An analysis by Coloradans for Alternatives to the Death Penalty (CADP) found that in two recent death penalty cases (one of which resulted in a conviction that was overturned and the other in an acquittal), the Attorney General’s office spent more than $1.4 million on the salaries of attorneys monitoring the trials.
Those trials, of David Bueno and Alejandro Perez for the 2004 murder of fellow inmate Jeffrey Heird inside a state prison, were held in the 18th Judicial District, which billed the cost of prosecution to the Department of Corrections. The total billed by prosecutors to the state was more than $650,000.
Using the Colorado Open Records Act and other means to get documents from the agencies involved, CADP determined that those two trials alone cost the state more than $5 million without resulting in a death penalty. Had death penalties been handed down in both cases, the state likely would have spent similar amounts in at least two additional rounds of appeals.
“Those are numbers we know. But overall, it is very difficult to get a handle on the numbers,” said Cisneros.
In the case of Edward Montour, several prosecutors, a team of defense attorneys and an Attorney General’s office lawyer representing the Department of Corrections have been working pretty much non-stop for 10 years.
Montour–who is represented in part by Lane–was convicted of killing prison guard Eric Autobee in 2002 while already serving a term of life without parole for another murder.
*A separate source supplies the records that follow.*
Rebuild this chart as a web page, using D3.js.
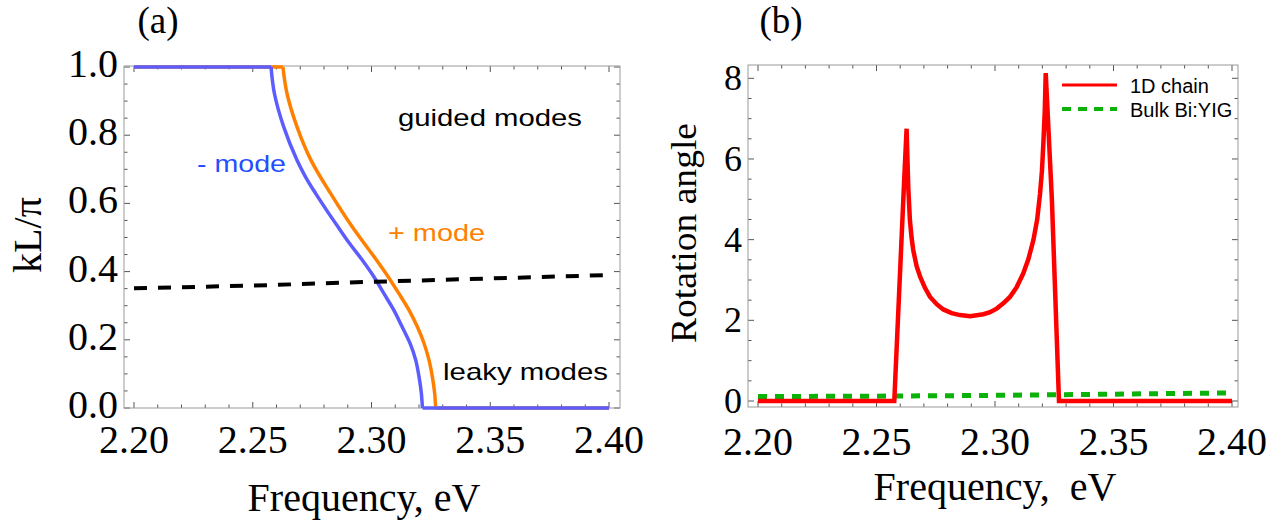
<!DOCTYPE html>
<html>
<head>
<meta charset="utf-8">
<script src="https://cdn.jsdelivr.net/npm/d3@7"></script>
<style>
body { margin: 0; background: #fff; }
svg { display: block; }
</style>
</head>
<body>
<div id="chart"></div>
<script>

/* -----------------------
data
------------------------- */

// (a) dispersion, kL/pi vs frequency
var freqMinus = [2.200, 2.2577, 2.2591, 2.2630, 2.2686, 2.2722, 2.2764, 2.2810, 2.2858, 2.2907, 2.2961, 2.3010, 2.3052, 2.3094, 2.3129, 2.3162, 2.3186, 2.3200, 2.3210, 2.3214, 2.3215, 2.400];
var kMinus    = [1.0,   1.0,    0.923,  0.825,  0.727,  0.678,  0.630,  0.581,  0.532,  0.483,  0.434,  0.385,  0.336,  0.287,  0.238,  0.190,  0.141,  0.092,  0.043,  0.006,  0.0,    0.0];

var freqPlus = [2.200, 2.2627, 2.2644, 2.2686, 2.2745, 2.2827, 2.2918, 2.3021, 2.3070, 2.3115, 2.3158, 2.3193, 2.3221, 2.3242, 2.3256, 2.3266, 2.3270, 2.400];
var kPlus    = [1.0,   1.0,    0.923,  0.825,  0.727,  0.630,  0.532,  0.434,  0.385,  0.336,  0.287,  0.238,  0.190,  0.141,  0.092,  0.043,  0.0,    0.0];

var freqLight = [2.20, 2.25, 2.30, 2.35, 2.40];
var kLight    = [0.351, 0.359, 0.370, 0.380, 0.390];

// (b) rotation angle
var freqChain = [2.200, 2.2575, 2.2618, 2.2627, 2.2634, 2.2641, 2.2648, 2.2655, 2.2669, 2.2684, 2.2705, 2.2726, 2.2754, 2.2782, 2.2817, 2.2852, 2.2895, 2.2951, 2.2979, 2.3007, 2.3035, 2.3063, 2.3091, 2.3119, 2.3141, 2.3162, 2.3178, 2.3190, 2.3198, 2.3204, 2.3210, 2.3214, 2.3240, 2.3270, 2.400];
var rotChain  = [0.0,   0.0,    5.63,   6.75,   5.30,   4.48,   4.05,   3.74,   3.35,   3.08,   2.80,   2.58,   2.40,   2.27,   2.18,   2.13,   2.10,   2.15,   2.20,   2.29,   2.42,   2.58,   2.82,   3.16,   3.52,   3.99,   4.50,   5.14,   5.70,   6.38,   7.20,   8.13,   5.00,   0.0,    0.0];

var freqBulk = [2.20, 2.25, 2.30, 2.35, 2.40];
var rotBulk  = [0.11, 0.12, 0.14, 0.17, 0.20];

// ticks and labels
var xTickLabels   = ['2.20', '2.25', '2.30', '2.35', '2.40'];
var kTickLabels   = ['0.0', '0.2', '0.4', '0.6', '0.8', '1.0'];
var rotTickLabels = ['0', '2', '4', '6', '8'];
var legendLabels  = ['1D chain', 'Bulk Bi:YIG'];

/* -----------------------
main variables
------------------------- */

var width = 1283,
    height = 527;

var serif = '"Liberation Serif", "Times New Roman", serif',
    sans = '"Liberation Sans", Arial, sans-serif';

var c_minus = '#5c5cff',
    c_minus_txt = '#1f4fff',
    c_plus = '#ff8000',
    c_chain = '#ff0000',
    c_bulk = '#0ab20a',
    c_frame = '#9a9a9a',
    c_tick = '#555';

var svg = d3.select('#chart')
    .append('svg')
    .attr('width', width)
    .attr('height', height);

function zip(xs, ys) {
    return xs.map(function (d, i) { return [d, ys[i]]; });
}

// frame with Mathematica-like ticks on all four sides
function drawFrame(g, x, y, box, xMinor, yMinor, xMajor, yMajor) {
    var majLen = 6, minLen = 3.5;
    var ticks = g.append('g').attr('stroke', c_tick).attr('stroke-width', 1);

    xMinor.forEach(function (v) {
        var isMaj = xMajor.some(function (m) { return Math.abs(m - v) < 1e-6; });
        var len = isMaj ? majLen : minLen;
        ticks.append('line').attr('x1', x(v)).attr('x2', x(v)).attr('y1', box.y1).attr('y2', box.y1 - len);
        ticks.append('line').attr('x1', x(v)).attr('x2', x(v)).attr('y1', box.y0).attr('y2', box.y0 + len);
    });
    yMinor.forEach(function (v) {
        var isMaj = yMajor.some(function (m) { return Math.abs(m - v) < 1e-6; });
        var len = isMaj ? majLen : minLen;
        ticks.append('line').attr('y1', y(v)).attr('y2', y(v)).attr('x1', box.x0).attr('x2', box.x0 + len);
        ticks.append('line').attr('y1', y(v)).attr('y2', y(v)).attr('x1', box.x1).attr('x2', box.x1 - len);
    });

    g.append('rect')
        .attr('x', box.x0).attr('y', box.y0)
        .attr('width', box.x1 - box.x0).attr('height', box.y1 - box.y0)
        .attr('fill', 'none')
        .attr('stroke', c_frame)
        .attr('stroke-width', 1);
}

function modeCurve(g, x, y, pts, color) {
    var lin = d3.line().x(function (d) { return x(d[0]); }).y(function (d) { return y(d[1]); });
    var smooth = d3.line().x(function (d) { return x(d[0]); }).y(function (d) { return y(d[1]); })
        .curve(d3.curveCatmullRom.alpha(0.5));
    var n = pts.length;
    [lin(pts.slice(0, 2)), smooth(pts.slice(1, n - 1)), lin(pts.slice(n - 2))].forEach(function (p) {
        g.append('path')
            .attr('d', p)
            .attr('fill', 'none')
            .attr('stroke', color)
            .attr('stroke-width', 3.5)
            .attr('stroke-linecap', 'butt')
            .attr('stroke-linejoin', 'round');
    });
}

/* -----------------------
panel (a)
------------------------- */

var xa = d3.scaleLinear().domain([2.2, 2.4]).range([134, 609]);
var ya = d3.scaleLinear().domain([0, 1]).range([408, 67]);
var boxA = {x0: 124, x1: 620, y0: 66, y1: 408};

var pa = svg.append('g').attr('id', 'panel_a');

drawFrame(pa, xa, ya, boxA,
    d3.range(0, 21).map(function (i) { return 2.2 + i * 0.01; }),
    d3.range(0, 21).map(function (i) { return i * 0.05; }),
    xTickLabels.map(Number),
    kTickLabels.map(Number));

modeCurve(pa, xa, ya, zip(freqPlus, kPlus), c_plus);
modeCurve(pa, xa, ya, zip(freqMinus, kMinus), c_minus);

pa.append('path')
    .attr('d', d3.line().x(function (d) { return xa(d[0]); }).y(function (d) { return ya(d[1]); })(zip(freqLight, kLight)))
    .attr('fill', 'none')
    .attr('stroke', '#000')
    .attr('stroke-width', 4)
    .attr('stroke-dasharray', '13,11');

// tick labels
pa.selectAll('.xl').data(xTickLabels).enter().append('text')
    .attr('x', function (d) { return xa(+d); })
    .attr('y', 453)
    .attr('text-anchor', 'middle')
    .attr('font-family', serif).attr('font-size', 40)
    .text(function (d) { return d; });

pa.selectAll('.yl').data(kTickLabels).enter().append('text')
    .attr('x', 118)
    .attr('y', function (d) { return ya(+d) + 10; })
    .attr('text-anchor', 'end')
    .attr('font-family', serif).attr('font-size', 40)
    .text(function (d) { return d; });

// titles
pa.append('text').attr('x', 158).attr('y', 33).attr('text-anchor', 'middle')
    .attr('font-family', serif).attr('font-size', 37).text('(a)');
pa.append('text').attr('x', 364).attr('y', 511).attr('text-anchor', 'middle')
    .attr('font-family', serif).attr('font-size', 40).text('Frequency, eV');
pa.append('text').attr('transform', 'translate(41,235) rotate(-90)').attr('text-anchor', 'middle')
    .attr('font-family', serif).attr('font-size', 40).text('kL/\u03c0');

// annotations
pa.append('text').attr('x', 398).attr('y', 126).attr('font-family', sans).attr('font-size', 24)
    .attr('textLength', 184).attr('lengthAdjust', 'spacingAndGlyphs').text('guided modes');
pa.append('text').attr('x', 197).attr('y', 172).attr('font-family', sans).attr('font-size', 24)
    .attr('fill', c_minus_txt).attr('textLength', 89).attr('lengthAdjust', 'spacingAndGlyphs').text('- mode');
pa.append('text').attr('x', 388).attr('y', 241).attr('font-family', sans).attr('font-size', 24)
    .attr('fill', c_plus).attr('textLength', 97).attr('lengthAdjust', 'spacingAndGlyphs').text('+ mode');
pa.append('text').attr('x', 443).attr('y', 380).attr('font-family', sans).attr('font-size', 24)
    .attr('textLength', 165).attr('lengthAdjust', 'spacingAndGlyphs').text('leaky modes');

/* -----------------------
panel (b)
------------------------- */

var xb = d3.scaleLinear().domain([2.2, 2.4]).range([758, 1232]);
var yb = d3.scaleLinear().domain([0, 8]).range([401, 78.3]);
var boxB = {x0: 748, x1: 1238, y0: 65, y1: 407};

var pb = svg.append('g').attr('id', 'panel_b');

drawFrame(pb, xb, yb, boxB,
    d3.range(0, 21).map(function (i) { return 2.2 + i * 0.01; }),
    d3.range(0, 17).map(function (i) { return i * 0.5; }),
    xTickLabels.map(Number),
    rotTickLabels.map(Number));

var lineB = d3.line().x(function (d) { return xb(d[0]); }).y(function (d) { return yb(d[1]); });

pb.append('path')
    .attr('d', lineB(zip(freqBulk, rotBulk)))
    .attr('fill', 'none')
    .attr('stroke', c_bulk)
    .attr('stroke-width', 5)
    .attr('stroke-dasharray', '9,8');

pb.append('path')
    .attr('d', lineB(zip(freqChain, rotChain)))
    .attr('fill', 'none')
    .attr('stroke', c_chain)
    .attr('stroke-width', 4.5)
    .attr('stroke-linejoin', 'miter')
    .attr('stroke-miterlimit', 3);

pb.selectAll('.xl').data(xTickLabels).enter().append('text')
    .attr('x', function (d) { return xb(+d); })
    .attr('y', 455)
    .attr('text-anchor', 'middle')
    .attr('font-family', serif).attr('font-size', 40)
    .text(function (d) { return d; });

pb.selectAll('.yl').data(rotTickLabels).enter().append('text')
    .attr('x', 742)
    .attr('y', function (d) { return yb(+d) + 12; })
    .attr('text-anchor', 'end')
    .attr('font-family', serif).attr('font-size', 36)
    .text(function (d) { return d; });

pb.append('text').attr('x', 781).attr('y', 33).attr('text-anchor', 'middle')
    .attr('font-family', serif).attr('font-size', 37).text('(b)');
pb.append('text').attr('x', 995).attr('y', 500).attr('text-anchor', 'middle')
    .attr('font-family', serif).attr('font-size', 40)
    .style('white-space', 'pre').text('Frequency,  eV');
pb.append('text').attr('transform', 'translate(696,233) rotate(-90)').attr('text-anchor', 'middle')
    .attr('font-family', serif).attr('font-size', 36)
    .attr('textLength', 220).attr('lengthAdjust', 'spacingAndGlyphs').text('Rotation angle');

// legend
var legend = pb.append('g').attr('class', 'legend');
var legStyles = [
    {color: c_chain, dash: null, w: 3},
    {color: c_bulk, dash: '9,7', w: 4}
];
legendLabels.forEach(function (lab, i) {
    var ly = 85 + i * 24;
    legend.append('line')
        .attr('x1', 1062).attr('x2', 1117).attr('y1', ly).attr('y2', ly)
        .attr('stroke', legStyles[i].color)
        .attr('stroke-width', legStyles[i].w)
        .attr('stroke-dasharray', legStyles[i].dash);
    legend.append('text')
        .attr('x', 1130).attr('y', ly + 7.5)
        .attr('font-family', sans).attr('font-size', 20)
        .text(lab);
});

</script>
</body>
</html>
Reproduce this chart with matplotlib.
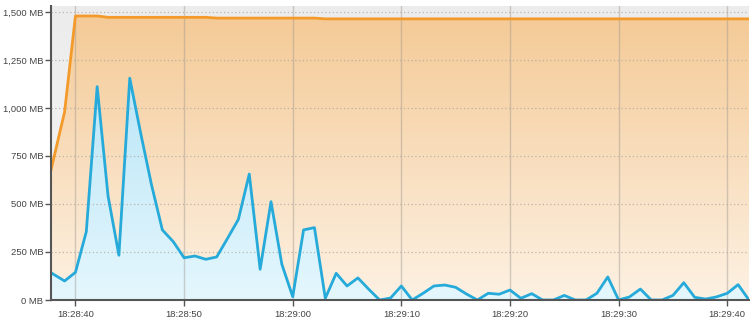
import numpy as np
import matplotlib
matplotlib.use('Agg')
import matplotlib.pyplot as plt
from matplotlib.ticker import FuncFormatter, MultipleLocator
from matplotlib.colors import LinearSegmentedColormap
from matplotlib.patches import Polygon

plt.rcParams['font.family'] = ['Liberation Sans', 'DejaVu Sans']

# Sample times in seconds after 18:28:40
seconds = [-2.25, -1] + list(range(0, 63))

# Heap committed (orange) and used (blue), MB
committed = [677, 979, 1479, 1479, 1479] + [1472] * 10 + [1468] * 10 + [1464] * 40
used = [142, 99, 144, 356, 1111, 542, 233, 1155, 870, 600,
        365, 304, 220, 229, 212, 224, 321, 420, 656, 160,
        512, 186, 17, 365, 377, 9, 139, 73, 115, 56,
        0, 10, 73, 0, 35, 73, 78, 66, 31, 0,
        35, 30, 52, 9, 33, 0, 0, 24, 0, 0,
        35, 120, 0, 16, 57, 0, 0, 24, 90, 14,
        5, 16, 35, 80, 0]

y_ticks = [0, 250, 500, 750, 1000, 1250, 1500]

x = np.array(seconds, dtype=float)
c = np.array(committed, dtype=float)
u = np.array(used, dtype=float)

fig = plt.figure(figsize=(7.56, 3.3), dpi=100)
ax = fig.add_axes([51 / 756, 1 - 300 / 330, (749 - 51) / 756, 294 / 330])
xmin, xmax = x[0], x[-1]
ymin, ymax = 0, 1531
ax.set_xlim(xmin, xmax)
ax.set_ylim(ymin, ymax)


def gradient_fill(ax, top_col, bot_col, ys, z):
    cmap = LinearSegmentedColormap.from_list('g', [bot_col, top_col])
    grad = np.linspace(0, 1, 256).reshape(-1, 1)
    im = ax.imshow(grad, cmap=cmap, aspect='auto', origin='lower',
                   extent=[xmin, xmax, ymin, ymax], zorder=z)
    if ys is not None:
        verts = np.vstack([[x[0], 0], np.column_stack([x, ys]), [x[-1], 0]])
        poly = Polygon(verts, closed=True, facecolor='none', edgecolor='none')
        ax.add_patch(poly)
        im.set_clip_path(poly)


# background gray gradient
gradient_fill(ax, '#ececec', '#f8f8f8', None, 0)
# committed area
gradient_fill(ax, '#f4c994', '#fdf1e3', c, 1)
# used area
gradient_fill(ax, '#aee0f5', '#e4f7fd', u, 2)

# grid
for t in range(0, 61, 10):
    ax.axvline(t, color='#a09890', alpha=0.45, lw=1, zorder=3)
for v in y_ticks[1:]:
    ax.axhline(v, color='#b0a8a0', lw=0.9, ls=(0, (1, 2)), alpha=0.8, zorder=3)

ax.plot(x, c, color='#f39a2a', lw=2, zorder=4, solid_joinstyle='round')
ax.plot(x, u, color='#26aad9', lw=2, zorder=5, solid_joinstyle='round')

ax.xaxis.set_major_locator(MultipleLocator(10))
ax.xaxis.set_major_formatter(FuncFormatter(
    lambda v, pos: f"18:{28 + int(40 + v) // 60:02d}:{int(40 + v) % 60:02d}"))
ax.set_yticks(y_ticks)
ax.yaxis.set_major_formatter(FuncFormatter(lambda v, pos: f"{v:,.0f} MB"))

for s in ['top', 'right']:
    ax.spines[s].set_visible(False)
for s in ['left', 'bottom']:
    ax.spines[s].set_color('#555555')
    ax.spines[s].set_linewidth(1.5)
    ax.spines[s].set_zorder(6)
ax.tick_params(axis='both', length=4, width=1, color='#555555',
               labelsize=6.8, labelcolor='#444444', pad=1.5)
ax.tick_params(axis='x', pad=3)

fig.savefig('out.png', dpi=100)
“Because death is on the table, we are spending huge amounts of money to save him and prosecutors are spending huge amounts of money to kill him,” Lane said.
Each trial or appeal requires a new team of attorneys, who need to review dozens of boxes of case files before they can even begin work on a case. Sometimes defendants fire an attorney or a whole team of attorneys and, again, the new team has to spend months just getting up to speed learning the facts of the case, familiarizing themselves with the evidence, understanding the case law and developing a relationship with their client.
Wilson said there are other costs the state picks up for both the defense and the prosecution, including lab work done by the Colorado Bureau of Investigation. The total cost “is a really hard number to wrap your head around,” he said.
Over the past decade, the only jurisdiction to spend much money prosecuting death cases is the 18th Judicial District, which encompasses Arapahoe and Douglas counties.
The ADC’s Frolich said that in six years her agency hasn’t dealt with a single death case that didn’t originate in the 18th.
Former State Rep. Paul Weissmann, who led the charge to abolish the death penalty in 2009, said the bill he pushed then stipulated that the money saved by repealing the death penalty go to solving cold cases. Rep. Claire Levy, D-Boulder, who is spearheading this year’s effort but has not yet introduced a bill, said she will probably not specify where the savings go if her proposed bill becomes law.
“With many states spending millions to retain the death penalty, while seldom or never carrying out an execution, the death penalty is turning into a very expensive form of life without parole,” said Dieter, of the Death Penalty Information Center, in a statement introducing a study done by his group: “Smart on Crime: Reconsidering the Death Penalty in a Time of Economic Crisis,” published in 2009.
From that study:
“The high costs to the state per execution reflect the following reality: For a single death penalty trial, the state may pay $1 million more than for a non-death penalty trial. But only one in every three capital trials may result in a death sentence, so the true cost of that death sentence is $3 million. Further down the road, only one in ten of the death sentences handed down may result in an execution. Hence, the cost to the state to reach that one execution is $30 million. Sums like these are causing officials to rethink the wisdom of such expenditures. Although arriving at the actual cost of the death penalty in a state is complicated, in some states $30 million per execution is a very conservative estimate.”
Some abolition supporters say cost alone is a good reason to end the death penalty.
“The death penalty is a failure from a practical point of view,” said Boulder County District Attorney Stan Garnett. In an email, he said the Boulder DA’s office has a budget of $4.6 million a year and prosecutes 1900 felonies a year. In 2012, he said Boulder prosecuted six homicides. He said a single death penalty case could cost the county more than $1 million, not counting the cost of the defense. He said the Nathan Dunlap case–which is still in the appeal process nearly 20 years after the initial prosecution–has cost the state nearly $18 million so far.
Tom Raynes, executive director of the Colorado District Attorneys Council, said asking whether the cost of the death penalty is reasonable is the wrong question. “You have to ask, ‘Are there crimes so bad that the only adequate response to the crime committed is the death penalty?’”
Raynes questions whether the legislature is the right body to decide the fate of the death penalty. “Maybe this is just too important for a legislature of 100 people to make the decision,” he said.
Rep. Rhonda Fields, D-Aurora, has said she is planning a bill that would refer the matter to voters in 2014. “I am not in support of repealing the death penalty,” she said. “Citizens need to weigh in.”
Fields’ son, Javad Marshall-Fields, and his fiancee, Vivian Wolfe, were murdered in 2005. The man convicted of that crime, Sir Mario Owens, is on Colorado’s death row.
She said the death penalty needs to be an option for the most heinous crimes.
Fields is going against the grain as a Democrat who supports the death penalty. “Living without my son is hard. Taking a position in the Legislature that is unpopular in my party, that’s easy,” she said.
Sen. Lucia Guzman, D-Denver, said it is the Legislature’s responsibility to tackle big issues like this. “There might be an effort to refer this to the people for a vote, but we are elected and have the responsibility to bring about the best laws. That is our duty.” Guzman told The Colorado Independent that she plans to sponsor the abolition measure in the Senate.
“The death penalty is very costly to the state,” Guzman said. “Abolishing it would save the state millions down the road.”